* Material
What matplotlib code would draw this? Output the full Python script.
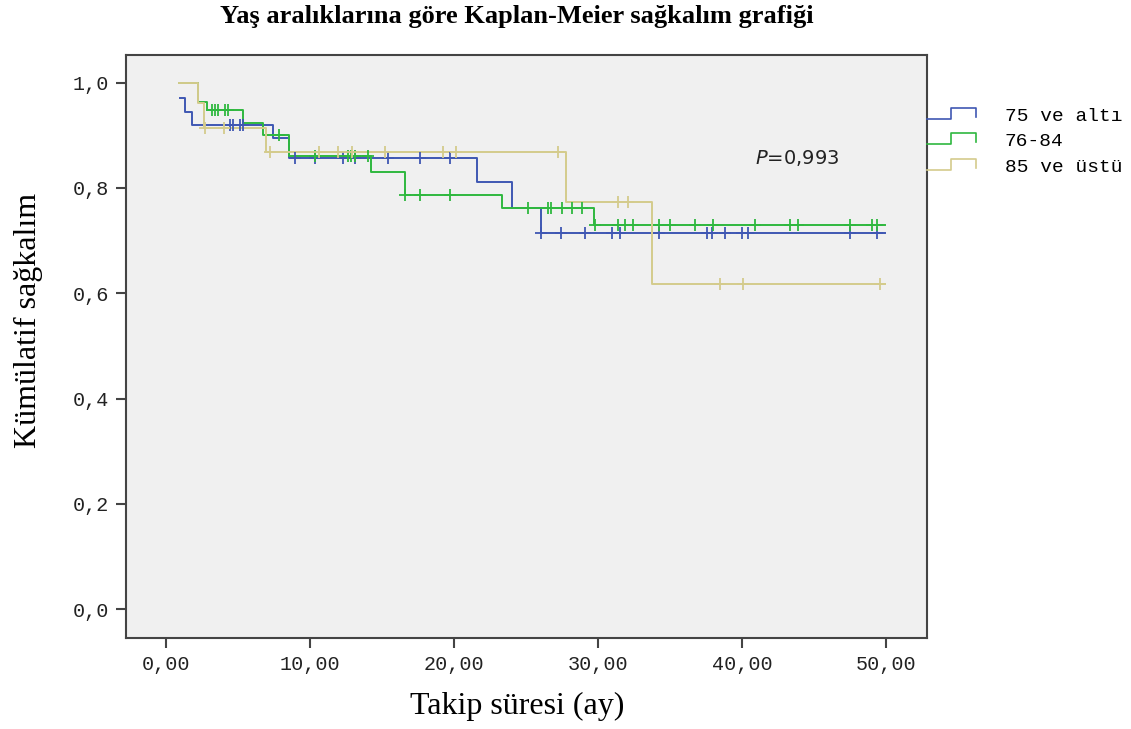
import numpy as np
import matplotlib
matplotlib.use("Agg")
import matplotlib.pyplot as plt
from matplotlib.lines import Line2D
from matplotlib.legend_handler import HandlerBase

# Kaplan-Meier steps (months, survival)
grp_names = ['75 ve altı', '76-84', '85 ve üstü']
grp_colors = ['#3f57b3', '#2fb83f', '#d4cb8c']

blue_t = [0.97, 1.3, 1.8, 7.4, 8.5, 21.6, 24.0, 26.0, 49.9]
blue_s = [0.971, 0.945, 0.920, 0.895, 0.857, 0.812, 0.762, 0.715, 0.715]
blue_cens = [4.4, 4.65, 5.1, 5.35, 8.96, 10.35, 12.3, 13.1, 15.4, 17.6, 19.7,
             26.0, 27.4, 29.1, 31.0, 31.5, 34.2, 37.6, 37.9, 38.8, 40.0, 40.4, 47.5, 49.4]

green_t = [0.9, 2.2, 2.85, 5.3, 6.7, 8.5, 14.2, 16.6, 23.3, 29.7, 49.9]
green_s = [1.0, 0.964, 0.949, 0.924, 0.901, 0.860, 0.831, 0.787, 0.762, 0.730, 0.730]
green_cens = [3.2, 3.4, 3.6, 4.1, 4.3, 7.8, 10.35, 12.6, 12.8, 13.1, 14.0, 16.6, 17.6, 19.7,
              25.1, 26.5, 26.7, 27.5, 28.2, 28.9, 29.8, 31.4, 31.9, 32.4, 34.2, 35.0,
              36.7, 38.0, 40.9, 43.3, 43.9, 47.5, 49.0, 49.4]

yellow_t = [0.9, 2.2, 2.6, 6.9, 27.8, 33.75, 49.9]
yellow_s = [1.0, 0.962, 0.914, 0.869, 0.774, 0.618, 0.618]
yellow_cens = [2.7, 4.0, 7.2, 10.6, 11.9, 12.9, 15.2, 19.2, 20.1, 27.2,
               31.4, 32.1, 38.5, 40.1, 49.6]

groups = [(blue_t, blue_s, blue_cens), (green_t, green_s, green_cens),
          (yellow_t, yellow_s, yellow_cens)]

xticks = [0, 10, 20, 30, 40, 50]
yticks = [0.0, 0.2, 0.4, 0.6, 0.8, 1.0]


class StepHandler(HandlerBase):
    # little step icon like the SPSS legend
    def create_artists(self, legend, orig_handle, xdescent, ydescent,
                       width, height, fontsize, trans):
        xs = np.array([0, 0.5, 0.5, 1.0, 1.0]) * width - xdescent
        ys = np.array([0.15, 0.15, 0.95, 0.95, 0.3]) * height - ydescent
        ln = Line2D(xs, ys, color=orig_handle.get_color(), lw=1.2)
        ln.set_transform(trans)
        return [ln]


fig = plt.figure(figsize=(11.31, 7.29), dpi=100)
ax = fig.add_axes([0.1114, 0.1248, 0.7082, 0.80])
ax.set_facecolor('#f0f0f0')

handles = []
for (t, s, cens), col, name in zip(groups, grp_colors, grp_names):
    h, = ax.step(t, s, where='post', color=col, lw=1.4, label=name, zorder=3)
    handles.append(h)
    # censored cases sit on the curve at their time
    idx = np.searchsorted(t, cens, side='right') - 1
    cs = np.array(s)[np.clip(idx, 0, len(s) - 1)]
    ax.plot(cens, cs, ls='none', marker='+', ms=8, mew=1.3, color=col, zorder=4)

ax.set_xlim(-2.8, 52.85)
ax.set_ylim(-0.055, 1.053)
ax.set_xticks(xticks)
ax.set_xticklabels(['%d,00' % v for v in xticks])
ax.set_yticks(yticks)
ax.set_yticklabels([('%.1f' % v).replace('.', ',') for v in yticks])
for lab in ax.get_xticklabels() + ax.get_yticklabels():
    lab.set_family('Liberation Mono')
    lab.set_fontsize(14.5)
    lab.set_color('#222222')
ax.tick_params(direction='out', length=7, width=1.5, color='#444444', pad=5)
for sp in ax.spines.values():
    sp.set_color('#444444')
    sp.set_linewidth(1.5)

ax.set_xlabel('Takip süresi (ay)', family='Liberation Serif', fontsize=23)
ax.set_ylabel('Kümülatif sağkalım', family='Liberation Serif', fontsize=23)
ax.xaxis.set_label_coords(0.488, -0.092)
ax.yaxis.set_label_coords(-0.104, 0.545)
fig.text(0.457, 0.977, 'Yaş aralıklarına göre Kaplan-Meier sağkalım grafiği',
         family='Liberation Serif', fontweight='bold', fontsize=19,
         ha='center', va='center')

ax.text(40.9, 0.857, r'$P$=0,993', fontsize=14, color='#222222', va='center',
        family='DejaVu Sans')

leg = ax.legend(handles=handles, loc='upper left', bbox_to_anchor=(1.0, 0.91),
                frameon=False, borderpad=0, borderaxespad=0,
                handlelength=2.5, handletextpad=1.5, labelspacing=0.4,
                prop={'family': 'Liberation Mono', 'size': 14},
                handler_map={Line2D: StepHandler()})

fig.savefig('out.png', dpi=100)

* Required work
Repeat only what lies between the start of the data and the end of the line containing "31.4, 32.1, 38.5, 40.1, 49.6]", exactly, with pictures left out.

* Result
What matplotlib code would draw this? Output the full Python script.
import numpy as np
import matplotlib
matplotlib.use("Agg")
import matplotlib.pyplot as plt
from matplotlib.lines import Line2D
from matplotlib.legend_handler import HandlerBase

# Kaplan-Meier steps (months, survival)
grp_names = ['75 ve altı', '76-84', '85 ve üstü']
grp_colors = ['#3f57b3', '#2fb83f', '#d4cb8c']

blue_t = [0.97, 1.3, 1.8, 7.4, 8.5, 21.6, 24.0, 26.0, 49.9]
blue_s = [0.971, 0.945, 0.920, 0.895, 0.857, 0.812, 0.762, 0.715, 0.715]
blue_cens = [4.4, 4.65, 5.1, 5.35, 8.96, 10.35, 12.3, 13.1, 15.4, 17.6, 19.7,
             26.0, 27.4, 29.1, 31.0, 31.5, 34.2, 37.6, 37.9, 38.8, 40.0, 40.4, 47.5, 49.4]

green_t = [0.9, 2.2, 2.85, 5.3, 6.7, 8.5, 14.2, 16.6, 23.3, 29.7, 49.9]
green_s = [1.0, 0.964, 0.949, 0.924, 0.901, 0.860, 0.831, 0.787, 0.762, 0.730, 0.730]
green_cens = [3.2, 3.4, 3.6, 4.1, 4.3, 7.8, 10.35, 12.6, 12.8, 13.1, 14.0, 16.6, 17.6, 19.7,
              25.1, 26.5, 26.7, 27.5, 28.2, 28.9, 29.8, 31.4, 31.9, 32.4, 34.2, 35.0,
              36.7, 38.0, 40.9, 43.3, 43.9, 47.5, 49.0, 49.4]

yellow_t = [0.9, 2.2, 2.6, 6.9, 27.8, 33.75, 49.9]
yellow_s = [1.0, 0.962, 0.914, 0.869, 0.774, 0.618, 0.618]
yellow_cens = [2.7, 4.0, 7.2, 10.6, 11.9, 12.9, 15.2, 19.2, 20.1, 27.2,
               31.4, 32.1, 38.5, 40.1, 49.6]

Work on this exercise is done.